-------- Records to process --------

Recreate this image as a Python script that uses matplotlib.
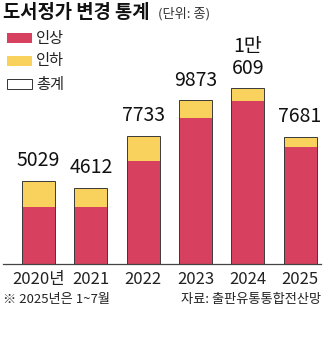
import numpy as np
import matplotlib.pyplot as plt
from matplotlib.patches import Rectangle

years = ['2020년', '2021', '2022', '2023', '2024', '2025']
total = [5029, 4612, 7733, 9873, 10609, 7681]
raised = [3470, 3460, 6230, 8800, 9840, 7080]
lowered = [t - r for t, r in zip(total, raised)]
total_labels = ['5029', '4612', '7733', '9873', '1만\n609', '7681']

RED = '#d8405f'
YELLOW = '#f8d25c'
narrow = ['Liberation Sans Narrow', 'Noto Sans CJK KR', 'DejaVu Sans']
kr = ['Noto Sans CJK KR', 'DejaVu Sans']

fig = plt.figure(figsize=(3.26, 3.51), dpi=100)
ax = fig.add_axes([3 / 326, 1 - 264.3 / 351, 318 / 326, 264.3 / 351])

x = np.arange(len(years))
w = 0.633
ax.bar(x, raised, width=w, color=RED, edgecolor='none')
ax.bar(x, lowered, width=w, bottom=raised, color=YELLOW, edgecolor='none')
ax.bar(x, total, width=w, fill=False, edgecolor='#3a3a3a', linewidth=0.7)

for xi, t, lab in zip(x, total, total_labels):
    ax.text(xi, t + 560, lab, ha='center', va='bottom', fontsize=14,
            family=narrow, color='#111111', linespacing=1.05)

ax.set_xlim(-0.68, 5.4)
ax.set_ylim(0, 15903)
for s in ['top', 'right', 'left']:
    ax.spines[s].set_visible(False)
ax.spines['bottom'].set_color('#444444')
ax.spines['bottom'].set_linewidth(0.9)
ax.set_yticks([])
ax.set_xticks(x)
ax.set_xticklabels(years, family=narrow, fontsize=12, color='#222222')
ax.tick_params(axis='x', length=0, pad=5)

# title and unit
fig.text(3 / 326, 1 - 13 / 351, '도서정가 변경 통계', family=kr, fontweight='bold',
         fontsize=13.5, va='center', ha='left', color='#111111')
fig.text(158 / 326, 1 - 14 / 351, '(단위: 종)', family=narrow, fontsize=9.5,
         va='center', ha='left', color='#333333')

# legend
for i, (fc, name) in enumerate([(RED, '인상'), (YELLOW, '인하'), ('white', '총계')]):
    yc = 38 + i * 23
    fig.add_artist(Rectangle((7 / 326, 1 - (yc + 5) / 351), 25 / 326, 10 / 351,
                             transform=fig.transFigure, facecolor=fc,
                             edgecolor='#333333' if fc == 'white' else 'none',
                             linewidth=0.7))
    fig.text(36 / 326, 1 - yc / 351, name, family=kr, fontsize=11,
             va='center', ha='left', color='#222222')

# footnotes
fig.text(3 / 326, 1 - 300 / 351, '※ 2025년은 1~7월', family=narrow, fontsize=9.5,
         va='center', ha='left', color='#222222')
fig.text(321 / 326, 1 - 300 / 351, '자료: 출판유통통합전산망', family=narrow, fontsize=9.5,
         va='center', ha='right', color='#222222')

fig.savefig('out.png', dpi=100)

--------
-------- Records to process --------

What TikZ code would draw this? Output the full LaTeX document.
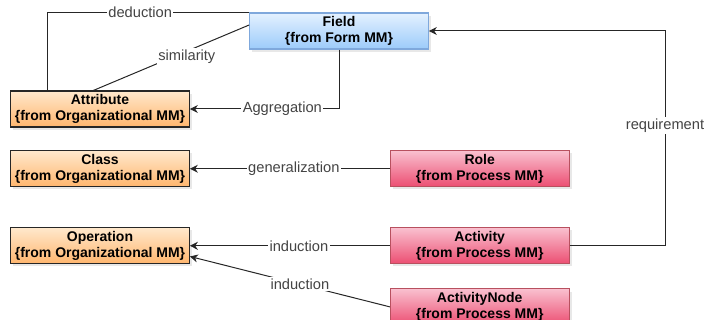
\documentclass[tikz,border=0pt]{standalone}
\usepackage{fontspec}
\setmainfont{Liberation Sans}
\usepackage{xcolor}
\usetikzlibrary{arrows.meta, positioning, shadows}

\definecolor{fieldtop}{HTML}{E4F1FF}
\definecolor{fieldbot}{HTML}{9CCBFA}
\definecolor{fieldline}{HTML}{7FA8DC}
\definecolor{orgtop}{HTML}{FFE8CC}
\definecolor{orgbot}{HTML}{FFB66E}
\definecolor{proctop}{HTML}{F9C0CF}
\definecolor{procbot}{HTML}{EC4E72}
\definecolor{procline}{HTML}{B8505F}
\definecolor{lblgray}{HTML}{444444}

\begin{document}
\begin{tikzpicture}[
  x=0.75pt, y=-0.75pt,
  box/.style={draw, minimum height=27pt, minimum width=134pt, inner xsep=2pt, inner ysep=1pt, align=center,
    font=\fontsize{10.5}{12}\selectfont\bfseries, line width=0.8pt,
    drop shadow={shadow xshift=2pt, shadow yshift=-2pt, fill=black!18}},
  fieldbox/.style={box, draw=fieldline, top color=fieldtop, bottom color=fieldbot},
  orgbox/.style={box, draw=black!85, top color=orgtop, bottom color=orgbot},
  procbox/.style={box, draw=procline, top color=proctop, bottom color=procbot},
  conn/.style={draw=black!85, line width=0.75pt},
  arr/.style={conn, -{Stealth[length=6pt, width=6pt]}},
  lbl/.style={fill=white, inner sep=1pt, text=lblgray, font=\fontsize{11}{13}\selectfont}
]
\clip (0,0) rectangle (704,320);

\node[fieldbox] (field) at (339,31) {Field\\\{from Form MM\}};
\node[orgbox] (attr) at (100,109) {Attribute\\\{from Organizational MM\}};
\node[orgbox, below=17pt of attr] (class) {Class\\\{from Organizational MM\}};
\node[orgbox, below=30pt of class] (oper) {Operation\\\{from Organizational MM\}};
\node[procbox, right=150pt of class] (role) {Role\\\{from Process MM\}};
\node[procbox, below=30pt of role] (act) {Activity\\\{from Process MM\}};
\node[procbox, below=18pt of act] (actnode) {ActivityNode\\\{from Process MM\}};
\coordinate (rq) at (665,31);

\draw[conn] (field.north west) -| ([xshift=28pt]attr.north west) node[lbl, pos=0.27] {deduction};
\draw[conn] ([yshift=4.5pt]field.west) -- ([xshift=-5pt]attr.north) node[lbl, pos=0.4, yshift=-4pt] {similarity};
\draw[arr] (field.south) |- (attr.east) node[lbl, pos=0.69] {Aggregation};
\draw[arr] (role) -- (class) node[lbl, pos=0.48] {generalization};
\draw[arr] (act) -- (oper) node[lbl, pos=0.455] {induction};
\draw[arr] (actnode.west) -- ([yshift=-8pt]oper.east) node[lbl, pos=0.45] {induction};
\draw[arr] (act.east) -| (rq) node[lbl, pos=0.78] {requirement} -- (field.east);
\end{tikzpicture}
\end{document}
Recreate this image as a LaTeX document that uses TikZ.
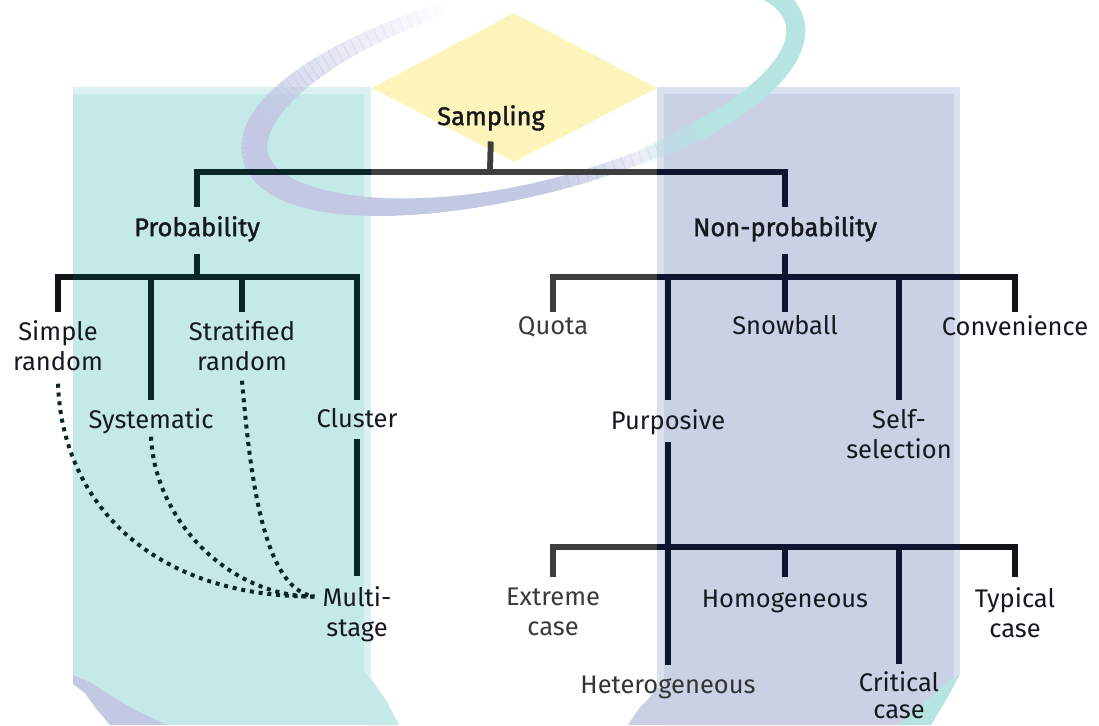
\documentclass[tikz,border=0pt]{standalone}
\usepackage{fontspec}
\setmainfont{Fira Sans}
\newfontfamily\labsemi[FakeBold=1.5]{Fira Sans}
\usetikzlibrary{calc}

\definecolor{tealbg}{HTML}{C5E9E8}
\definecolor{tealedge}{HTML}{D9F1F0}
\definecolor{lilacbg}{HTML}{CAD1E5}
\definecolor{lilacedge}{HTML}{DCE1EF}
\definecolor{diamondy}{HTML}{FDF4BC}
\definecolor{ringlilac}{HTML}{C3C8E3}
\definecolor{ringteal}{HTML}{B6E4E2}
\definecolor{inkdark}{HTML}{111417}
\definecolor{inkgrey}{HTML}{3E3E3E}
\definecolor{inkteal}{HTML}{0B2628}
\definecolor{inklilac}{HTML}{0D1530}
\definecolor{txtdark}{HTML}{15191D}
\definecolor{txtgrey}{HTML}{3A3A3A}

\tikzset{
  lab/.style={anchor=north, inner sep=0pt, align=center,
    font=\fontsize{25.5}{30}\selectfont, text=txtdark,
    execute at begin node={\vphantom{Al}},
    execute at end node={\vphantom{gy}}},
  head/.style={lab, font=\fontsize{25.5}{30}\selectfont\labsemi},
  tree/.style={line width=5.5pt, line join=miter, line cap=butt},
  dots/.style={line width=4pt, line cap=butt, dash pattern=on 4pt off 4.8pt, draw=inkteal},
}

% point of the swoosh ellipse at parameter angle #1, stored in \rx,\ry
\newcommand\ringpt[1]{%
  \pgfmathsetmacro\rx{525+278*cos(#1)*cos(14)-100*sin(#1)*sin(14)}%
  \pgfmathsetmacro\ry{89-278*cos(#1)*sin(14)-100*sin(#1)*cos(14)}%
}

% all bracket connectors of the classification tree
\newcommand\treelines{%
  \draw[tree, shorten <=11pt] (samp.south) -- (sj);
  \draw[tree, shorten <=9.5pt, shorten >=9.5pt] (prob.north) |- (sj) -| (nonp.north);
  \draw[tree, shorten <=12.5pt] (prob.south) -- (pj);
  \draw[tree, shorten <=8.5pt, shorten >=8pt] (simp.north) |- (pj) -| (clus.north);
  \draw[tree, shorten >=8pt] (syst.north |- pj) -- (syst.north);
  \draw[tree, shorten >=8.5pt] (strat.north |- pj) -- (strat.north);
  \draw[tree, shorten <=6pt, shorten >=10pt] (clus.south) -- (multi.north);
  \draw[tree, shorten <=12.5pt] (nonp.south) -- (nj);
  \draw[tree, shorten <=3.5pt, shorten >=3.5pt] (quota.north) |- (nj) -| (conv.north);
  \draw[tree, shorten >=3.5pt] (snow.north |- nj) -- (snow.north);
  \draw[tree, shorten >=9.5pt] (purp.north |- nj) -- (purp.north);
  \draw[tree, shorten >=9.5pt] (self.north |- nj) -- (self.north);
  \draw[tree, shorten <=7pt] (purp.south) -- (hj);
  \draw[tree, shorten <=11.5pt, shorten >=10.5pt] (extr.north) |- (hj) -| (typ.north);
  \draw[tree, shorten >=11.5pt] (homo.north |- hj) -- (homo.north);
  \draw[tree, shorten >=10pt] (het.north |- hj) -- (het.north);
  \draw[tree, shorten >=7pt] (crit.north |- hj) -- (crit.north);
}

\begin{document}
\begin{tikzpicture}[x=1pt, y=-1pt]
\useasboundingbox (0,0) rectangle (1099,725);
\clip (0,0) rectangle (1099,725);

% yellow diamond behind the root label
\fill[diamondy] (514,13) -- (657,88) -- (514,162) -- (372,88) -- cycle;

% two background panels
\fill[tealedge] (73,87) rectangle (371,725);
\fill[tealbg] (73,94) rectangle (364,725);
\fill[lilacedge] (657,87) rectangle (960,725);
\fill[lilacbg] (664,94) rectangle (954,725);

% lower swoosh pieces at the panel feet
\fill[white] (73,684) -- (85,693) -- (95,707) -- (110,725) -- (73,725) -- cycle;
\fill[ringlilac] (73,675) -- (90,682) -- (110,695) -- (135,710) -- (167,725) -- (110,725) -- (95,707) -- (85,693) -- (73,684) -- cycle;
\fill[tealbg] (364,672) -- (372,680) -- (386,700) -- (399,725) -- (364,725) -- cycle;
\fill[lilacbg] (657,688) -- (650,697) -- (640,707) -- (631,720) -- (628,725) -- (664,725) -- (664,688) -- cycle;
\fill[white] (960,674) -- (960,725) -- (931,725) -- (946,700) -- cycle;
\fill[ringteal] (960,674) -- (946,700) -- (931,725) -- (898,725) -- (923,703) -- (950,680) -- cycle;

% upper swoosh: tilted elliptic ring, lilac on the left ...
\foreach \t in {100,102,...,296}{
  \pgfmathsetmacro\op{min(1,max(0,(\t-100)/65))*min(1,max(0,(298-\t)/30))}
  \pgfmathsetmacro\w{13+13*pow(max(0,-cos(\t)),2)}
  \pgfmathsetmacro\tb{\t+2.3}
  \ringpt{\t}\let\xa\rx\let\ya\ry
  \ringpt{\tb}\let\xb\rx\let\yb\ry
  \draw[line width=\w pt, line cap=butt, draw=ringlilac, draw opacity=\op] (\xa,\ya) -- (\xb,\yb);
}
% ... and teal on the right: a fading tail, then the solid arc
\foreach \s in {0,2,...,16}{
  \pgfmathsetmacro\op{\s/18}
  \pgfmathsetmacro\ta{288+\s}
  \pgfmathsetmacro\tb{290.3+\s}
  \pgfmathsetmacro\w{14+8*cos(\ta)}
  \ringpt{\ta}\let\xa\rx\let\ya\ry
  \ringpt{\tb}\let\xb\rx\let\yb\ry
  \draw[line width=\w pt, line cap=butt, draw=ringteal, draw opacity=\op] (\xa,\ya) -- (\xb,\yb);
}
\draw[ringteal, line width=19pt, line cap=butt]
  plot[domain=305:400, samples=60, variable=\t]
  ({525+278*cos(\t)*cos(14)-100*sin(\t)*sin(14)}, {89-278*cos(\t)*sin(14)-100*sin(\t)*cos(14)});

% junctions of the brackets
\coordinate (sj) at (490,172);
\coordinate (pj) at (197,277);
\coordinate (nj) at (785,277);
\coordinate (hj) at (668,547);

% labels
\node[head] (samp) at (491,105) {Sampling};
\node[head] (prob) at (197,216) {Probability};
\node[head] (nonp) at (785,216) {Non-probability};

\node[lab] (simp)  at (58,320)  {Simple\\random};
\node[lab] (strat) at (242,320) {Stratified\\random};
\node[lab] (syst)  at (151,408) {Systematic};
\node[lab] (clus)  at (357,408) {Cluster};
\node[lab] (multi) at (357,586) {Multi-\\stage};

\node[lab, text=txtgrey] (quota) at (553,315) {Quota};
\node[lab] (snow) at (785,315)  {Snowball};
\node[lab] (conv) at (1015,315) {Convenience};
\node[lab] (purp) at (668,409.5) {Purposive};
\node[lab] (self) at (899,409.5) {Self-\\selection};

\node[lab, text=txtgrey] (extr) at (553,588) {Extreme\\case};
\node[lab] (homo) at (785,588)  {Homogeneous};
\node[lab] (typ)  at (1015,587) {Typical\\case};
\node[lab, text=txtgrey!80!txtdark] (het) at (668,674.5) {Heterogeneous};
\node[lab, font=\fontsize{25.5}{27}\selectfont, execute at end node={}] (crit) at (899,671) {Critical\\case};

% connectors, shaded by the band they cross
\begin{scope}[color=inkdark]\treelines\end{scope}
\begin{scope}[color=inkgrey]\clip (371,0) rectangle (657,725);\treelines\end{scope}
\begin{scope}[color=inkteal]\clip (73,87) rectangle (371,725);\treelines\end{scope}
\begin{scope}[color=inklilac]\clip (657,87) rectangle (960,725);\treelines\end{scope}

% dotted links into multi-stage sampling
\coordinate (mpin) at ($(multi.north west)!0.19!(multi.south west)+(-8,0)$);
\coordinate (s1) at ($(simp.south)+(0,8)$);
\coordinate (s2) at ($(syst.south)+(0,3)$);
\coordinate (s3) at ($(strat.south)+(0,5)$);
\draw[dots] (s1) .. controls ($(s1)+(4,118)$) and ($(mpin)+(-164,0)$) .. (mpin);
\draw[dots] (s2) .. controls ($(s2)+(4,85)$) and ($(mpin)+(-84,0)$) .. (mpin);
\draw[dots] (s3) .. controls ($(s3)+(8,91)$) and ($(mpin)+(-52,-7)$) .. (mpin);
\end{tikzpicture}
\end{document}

--------

Of the lines above, copy only those from the one holding "Recreate this image as a Python" to the one holding "['5029', '4612', '7733', '9873', '1만\n609', '7681']", both included, and exclude every image.

◆ Correct result ◆
Recreate this image as a Python script that uses matplotlib.
import numpy as np
import matplotlib.pyplot as plt
from matplotlib.patches import Rectangle

years = ['2020년', '2021', '2022', '2023', '2024', '2025']
total = [5029, 4612, 7733, 9873, 10609, 7681]
raised = [3470, 3460, 6230, 8800, 9840, 7080]
lowered = [t - r for t, r in zip(total, raised)]
total_labels = ['5029', '4612', '7733', '9873', '1만\n609', '7681']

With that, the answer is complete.